_Do this_: Your copy should be exact, beginning at the line containing "Recreate this image" and ending at the line containing "rightAxis.selectAll('.tick line').attr('x2', -4).attr('x1', 4);", with both lines kept and every picture dropped.

_Exercise data_:
--------------------
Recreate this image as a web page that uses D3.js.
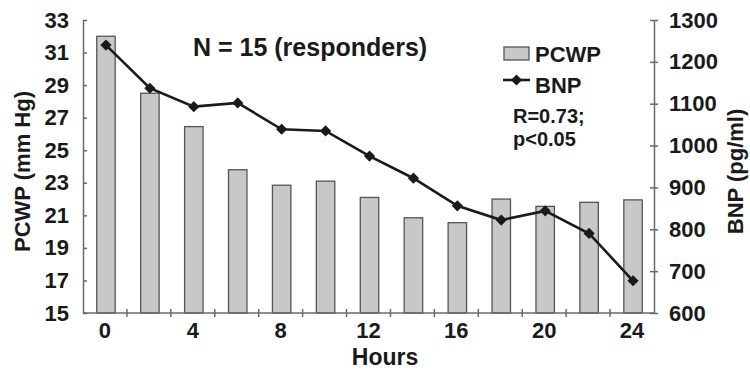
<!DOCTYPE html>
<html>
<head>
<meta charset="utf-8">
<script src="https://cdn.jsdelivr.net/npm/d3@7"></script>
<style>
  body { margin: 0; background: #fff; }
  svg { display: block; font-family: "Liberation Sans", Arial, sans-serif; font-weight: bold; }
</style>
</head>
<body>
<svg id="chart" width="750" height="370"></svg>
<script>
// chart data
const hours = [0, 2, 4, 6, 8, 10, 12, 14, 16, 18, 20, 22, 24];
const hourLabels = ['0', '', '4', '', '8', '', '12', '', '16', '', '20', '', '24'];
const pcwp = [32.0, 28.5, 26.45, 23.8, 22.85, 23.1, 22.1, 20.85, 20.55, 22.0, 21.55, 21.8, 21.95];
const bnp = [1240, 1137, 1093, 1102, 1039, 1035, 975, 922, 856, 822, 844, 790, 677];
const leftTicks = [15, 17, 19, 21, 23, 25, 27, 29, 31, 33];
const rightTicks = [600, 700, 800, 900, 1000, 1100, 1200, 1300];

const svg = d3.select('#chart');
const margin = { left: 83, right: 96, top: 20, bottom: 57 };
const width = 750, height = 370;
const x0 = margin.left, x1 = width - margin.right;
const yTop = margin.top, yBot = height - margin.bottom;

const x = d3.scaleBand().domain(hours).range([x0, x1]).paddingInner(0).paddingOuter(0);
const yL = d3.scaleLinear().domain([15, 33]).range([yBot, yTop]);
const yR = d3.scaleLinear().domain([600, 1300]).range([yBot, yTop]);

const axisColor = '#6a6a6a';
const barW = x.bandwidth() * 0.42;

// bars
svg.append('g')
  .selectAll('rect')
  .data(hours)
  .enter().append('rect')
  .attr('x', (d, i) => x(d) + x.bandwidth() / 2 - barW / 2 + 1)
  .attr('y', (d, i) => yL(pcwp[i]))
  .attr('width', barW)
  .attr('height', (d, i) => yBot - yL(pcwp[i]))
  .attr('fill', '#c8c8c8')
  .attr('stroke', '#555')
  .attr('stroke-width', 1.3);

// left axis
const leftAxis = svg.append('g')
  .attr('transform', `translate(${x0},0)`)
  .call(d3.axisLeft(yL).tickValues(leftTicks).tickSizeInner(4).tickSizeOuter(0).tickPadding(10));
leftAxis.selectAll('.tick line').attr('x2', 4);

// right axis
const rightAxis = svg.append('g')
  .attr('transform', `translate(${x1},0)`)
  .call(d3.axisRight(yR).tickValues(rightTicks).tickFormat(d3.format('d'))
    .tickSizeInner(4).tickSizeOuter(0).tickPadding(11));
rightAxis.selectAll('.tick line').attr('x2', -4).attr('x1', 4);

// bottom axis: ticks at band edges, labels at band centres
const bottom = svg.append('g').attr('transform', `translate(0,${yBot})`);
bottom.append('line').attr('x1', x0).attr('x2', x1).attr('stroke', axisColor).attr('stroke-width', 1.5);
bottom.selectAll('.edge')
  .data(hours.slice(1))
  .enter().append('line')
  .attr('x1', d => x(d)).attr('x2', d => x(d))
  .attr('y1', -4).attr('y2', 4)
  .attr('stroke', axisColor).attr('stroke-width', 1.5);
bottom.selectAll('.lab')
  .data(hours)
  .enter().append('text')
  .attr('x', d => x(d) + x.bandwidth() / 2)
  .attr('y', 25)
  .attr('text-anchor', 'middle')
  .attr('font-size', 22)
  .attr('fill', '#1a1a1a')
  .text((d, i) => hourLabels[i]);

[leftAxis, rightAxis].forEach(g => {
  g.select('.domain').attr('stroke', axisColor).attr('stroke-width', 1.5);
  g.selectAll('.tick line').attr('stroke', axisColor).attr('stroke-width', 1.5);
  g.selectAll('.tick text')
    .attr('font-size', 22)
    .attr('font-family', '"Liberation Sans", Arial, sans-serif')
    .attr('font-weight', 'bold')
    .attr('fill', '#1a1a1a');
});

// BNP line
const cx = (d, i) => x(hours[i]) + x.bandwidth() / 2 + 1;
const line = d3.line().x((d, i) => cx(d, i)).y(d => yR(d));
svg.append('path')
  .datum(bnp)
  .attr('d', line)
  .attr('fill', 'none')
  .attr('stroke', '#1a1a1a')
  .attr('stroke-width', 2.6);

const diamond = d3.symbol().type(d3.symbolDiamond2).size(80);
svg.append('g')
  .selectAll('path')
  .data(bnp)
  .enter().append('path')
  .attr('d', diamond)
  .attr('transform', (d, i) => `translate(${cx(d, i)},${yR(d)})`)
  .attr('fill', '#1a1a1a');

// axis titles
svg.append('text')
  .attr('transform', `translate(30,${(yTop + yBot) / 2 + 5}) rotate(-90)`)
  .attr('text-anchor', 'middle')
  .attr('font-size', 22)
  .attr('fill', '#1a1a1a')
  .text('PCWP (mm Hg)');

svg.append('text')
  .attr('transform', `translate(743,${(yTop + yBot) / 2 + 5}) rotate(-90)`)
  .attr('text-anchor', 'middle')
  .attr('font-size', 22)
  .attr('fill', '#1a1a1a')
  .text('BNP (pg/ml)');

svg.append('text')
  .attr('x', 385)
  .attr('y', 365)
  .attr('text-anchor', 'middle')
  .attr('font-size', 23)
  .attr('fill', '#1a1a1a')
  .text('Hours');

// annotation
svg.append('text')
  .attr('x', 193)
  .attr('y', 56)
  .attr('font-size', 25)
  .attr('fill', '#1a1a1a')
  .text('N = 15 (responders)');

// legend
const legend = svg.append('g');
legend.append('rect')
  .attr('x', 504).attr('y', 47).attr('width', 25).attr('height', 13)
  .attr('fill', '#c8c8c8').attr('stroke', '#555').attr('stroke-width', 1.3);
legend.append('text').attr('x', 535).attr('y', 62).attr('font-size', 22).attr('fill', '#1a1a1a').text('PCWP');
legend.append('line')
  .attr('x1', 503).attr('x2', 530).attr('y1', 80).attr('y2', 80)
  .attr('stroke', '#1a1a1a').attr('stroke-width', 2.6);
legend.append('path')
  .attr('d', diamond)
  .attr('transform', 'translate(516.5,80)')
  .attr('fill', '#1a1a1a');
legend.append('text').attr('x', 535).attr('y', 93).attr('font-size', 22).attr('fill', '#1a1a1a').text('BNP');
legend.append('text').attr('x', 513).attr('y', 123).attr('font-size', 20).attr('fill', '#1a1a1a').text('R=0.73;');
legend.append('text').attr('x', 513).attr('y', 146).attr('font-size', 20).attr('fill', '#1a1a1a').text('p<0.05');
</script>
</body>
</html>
--------------------
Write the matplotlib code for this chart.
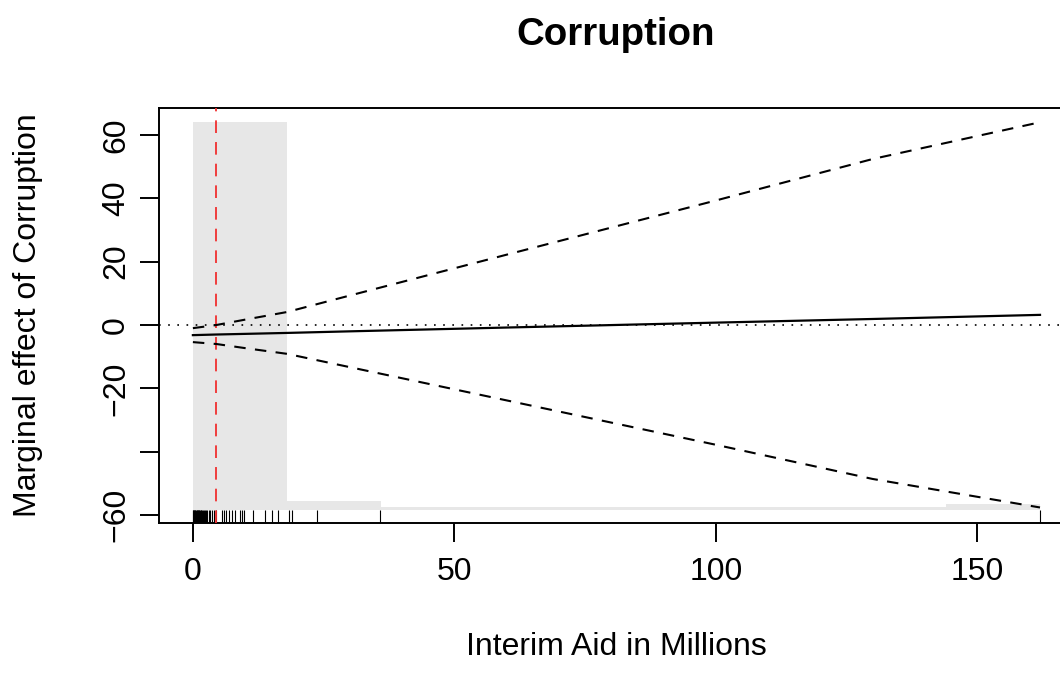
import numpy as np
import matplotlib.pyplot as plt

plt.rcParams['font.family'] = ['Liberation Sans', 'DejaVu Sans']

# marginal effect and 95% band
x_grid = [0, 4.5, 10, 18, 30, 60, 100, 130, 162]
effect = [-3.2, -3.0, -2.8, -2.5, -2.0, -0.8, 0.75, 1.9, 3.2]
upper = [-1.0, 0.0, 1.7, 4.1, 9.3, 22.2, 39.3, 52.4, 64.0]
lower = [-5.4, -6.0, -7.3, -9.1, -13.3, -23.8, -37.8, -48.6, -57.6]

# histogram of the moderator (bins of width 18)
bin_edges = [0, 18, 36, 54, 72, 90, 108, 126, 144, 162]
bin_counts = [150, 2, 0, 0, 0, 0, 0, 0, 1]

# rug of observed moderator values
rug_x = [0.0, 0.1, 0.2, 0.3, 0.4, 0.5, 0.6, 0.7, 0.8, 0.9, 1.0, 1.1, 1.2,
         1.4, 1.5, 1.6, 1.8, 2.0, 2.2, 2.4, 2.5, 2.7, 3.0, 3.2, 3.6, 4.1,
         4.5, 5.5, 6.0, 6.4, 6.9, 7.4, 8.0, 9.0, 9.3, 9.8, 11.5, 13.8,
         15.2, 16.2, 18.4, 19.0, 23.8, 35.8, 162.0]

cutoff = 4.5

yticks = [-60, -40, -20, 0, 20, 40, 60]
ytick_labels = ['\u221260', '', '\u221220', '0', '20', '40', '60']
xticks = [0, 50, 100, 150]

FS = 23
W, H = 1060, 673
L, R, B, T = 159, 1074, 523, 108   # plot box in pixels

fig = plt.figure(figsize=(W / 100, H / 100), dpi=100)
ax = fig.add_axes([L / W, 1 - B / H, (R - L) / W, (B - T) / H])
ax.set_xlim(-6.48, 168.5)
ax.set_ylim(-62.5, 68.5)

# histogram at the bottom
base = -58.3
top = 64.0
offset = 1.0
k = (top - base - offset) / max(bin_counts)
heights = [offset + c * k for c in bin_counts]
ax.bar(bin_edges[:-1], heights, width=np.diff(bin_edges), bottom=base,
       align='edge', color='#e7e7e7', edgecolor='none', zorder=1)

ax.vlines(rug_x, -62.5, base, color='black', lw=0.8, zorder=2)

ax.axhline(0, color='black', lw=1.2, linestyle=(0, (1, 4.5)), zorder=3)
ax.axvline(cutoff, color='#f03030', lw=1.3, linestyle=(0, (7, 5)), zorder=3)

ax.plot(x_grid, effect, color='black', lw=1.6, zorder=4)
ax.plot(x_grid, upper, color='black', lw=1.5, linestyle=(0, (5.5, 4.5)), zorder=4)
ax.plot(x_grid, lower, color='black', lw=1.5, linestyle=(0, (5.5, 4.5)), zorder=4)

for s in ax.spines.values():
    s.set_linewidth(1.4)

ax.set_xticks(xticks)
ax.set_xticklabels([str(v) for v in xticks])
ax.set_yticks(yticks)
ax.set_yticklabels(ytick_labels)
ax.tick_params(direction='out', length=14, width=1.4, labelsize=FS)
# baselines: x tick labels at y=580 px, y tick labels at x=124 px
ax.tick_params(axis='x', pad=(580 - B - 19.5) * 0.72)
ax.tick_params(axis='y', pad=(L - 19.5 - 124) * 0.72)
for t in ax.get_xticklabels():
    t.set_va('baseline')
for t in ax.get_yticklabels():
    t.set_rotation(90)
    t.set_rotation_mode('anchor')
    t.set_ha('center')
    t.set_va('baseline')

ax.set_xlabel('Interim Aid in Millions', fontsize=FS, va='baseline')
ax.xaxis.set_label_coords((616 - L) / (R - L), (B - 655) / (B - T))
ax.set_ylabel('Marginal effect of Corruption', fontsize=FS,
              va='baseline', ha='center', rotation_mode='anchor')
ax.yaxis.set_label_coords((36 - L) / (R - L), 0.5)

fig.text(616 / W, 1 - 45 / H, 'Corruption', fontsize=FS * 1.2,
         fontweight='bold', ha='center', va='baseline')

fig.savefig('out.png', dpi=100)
--------------------
_Task output_:
Recreate this image as a web page that uses D3.js.
<!DOCTYPE html>
<html>
<head>
<meta charset="utf-8">
<script src="https://cdn.jsdelivr.net/npm/d3@7"></script>
<style>
  body { margin: 0; background: #fff; }
  svg { display: block; font-family: "Liberation Sans", Arial, sans-serif; font-weight: bold; }
</style>
</head>
<body>
<svg id="chart" width="750" height="370"></svg>
<script>
// chart data
const hours = [0, 2, 4, 6, 8, 10, 12, 14, 16, 18, 20, 22, 24];
const hourLabels = ['0', '', '4', '', '8', '', '12', '', '16', '', '20', '', '24'];
const pcwp = [32.0, 28.5, 26.45, 23.8, 22.85, 23.1, 22.1, 20.85, 20.55, 22.0, 21.55, 21.8, 21.95];
const bnp = [1240, 1137, 1093, 1102, 1039, 1035, 975, 922, 856, 822, 844, 790, 677];
const leftTicks = [15, 17, 19, 21, 23, 25, 27, 29, 31, 33];
const rightTicks = [600, 700, 800, 900, 1000, 1100, 1200, 1300];

const svg = d3.select('#chart');
const margin = { left: 83, right: 96, top: 20, bottom: 57 };
const width = 750, height = 370;
const x0 = margin.left, x1 = width - margin.right;
const yTop = margin.top, yBot = height - margin.bottom;

const x = d3.scaleBand().domain(hours).range([x0, x1]).paddingInner(0).paddingOuter(0);
const yL = d3.scaleLinear().domain([15, 33]).range([yBot, yTop]);
const yR = d3.scaleLinear().domain([600, 1300]).range([yBot, yTop]);

const axisColor = '#6a6a6a';
const barW = x.bandwidth() * 0.42;

// bars
svg.append('g')
  .selectAll('rect')
  .data(hours)
  .enter().append('rect')
  .attr('x', (d, i) => x(d) + x.bandwidth() / 2 - barW / 2 + 1)
  .attr('y', (d, i) => yL(pcwp[i]))
  .attr('width', barW)
  .attr('height', (d, i) => yBot - yL(pcwp[i]))
  .attr('fill', '#c8c8c8')
  .attr('stroke', '#555')
  .attr('stroke-width', 1.3);

// left axis
const leftAxis = svg.append('g')
  .attr('transform', `translate(${x0},0)`)
  .call(d3.axisLeft(yL).tickValues(leftTicks).tickSizeInner(4).tickSizeOuter(0).tickPadding(10));
leftAxis.selectAll('.tick line').attr('x2', 4);

// right axis
const rightAxis = svg.append('g')
  .attr('transform', `translate(${x1},0)`)
  .call(d3.axisRight(yR).tickValues(rightTicks).tickFormat(d3.format('d'))
    .tickSizeInner(4).tickSizeOuter(0).tickPadding(11));
rightAxis.selectAll('.tick line').attr('x2', -4).attr('x1', 4);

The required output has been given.